Tuesday, April 12, 2011
Mass transit and bridges
Streetsblog ran the above image in an article yesterday, mostly focused on the Brooklyn Bridge. It shows that bridges in New York City carried the most people back in the days when subways and streetcars used them more heavily. There are a few caveats for the image—for instance, the Manhattan Bridge was partially closed in 1989, so that affects its numbers. The diagram also leaves out the fact that some of the rails were moved into tunnels under New York-area waterways. However, there was an overall loss in the number of rail links into Manhattan.
To me, this underscores the value of making a "whole count" of traffic on a street or bridge. As a former University of Minnesota student, it also makes me think of the double-decked Washington Avenue Bridge, the most multi-modal bridge in the Twin Cities. Mn/DOT and other traffic agencies focus on automotive traffic, and have neglected to count pedestrians, cyclists, and transit riders. What is the overall traffic on Washington Avenue? I wish I knew. That bridge carried 28,000 vehicles per day on the lower deck, but the only number I've found giving an indication for the upper deck is 5,000 people at the peak hour—a rather useless measure for me, and I'm not sure if that's exclusively the upper deck or if it's meant to be for the entire bridge.

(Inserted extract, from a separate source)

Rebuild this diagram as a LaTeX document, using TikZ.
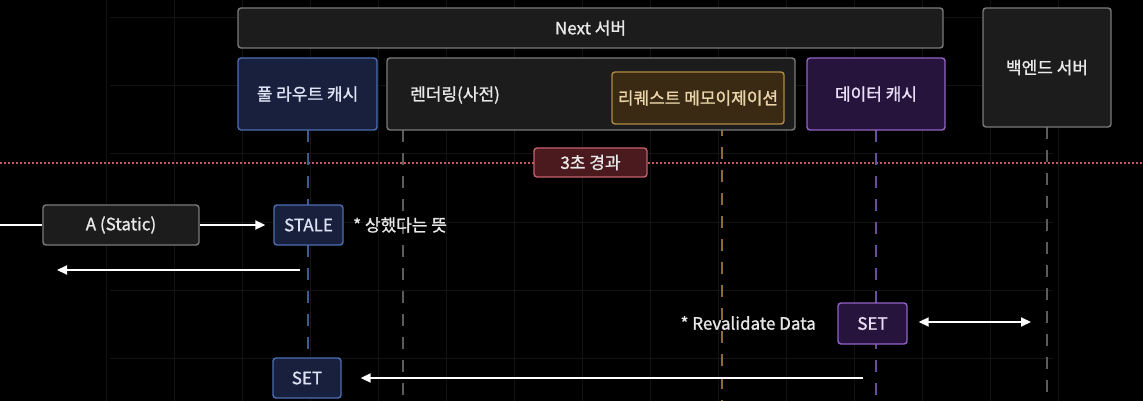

Right now, the Washington Avenue Bridge is being partially disassembled to make way for light-rail construction—half of the lower bridge deck is currently removed. The Central Corridor line will take away two traffic lanes, and will even eliminate private car traffic entirely along a stretch of Washington Avenue (the road) on campus, but it could very well have the effect of increasing the total number of people crossing the bridge each day.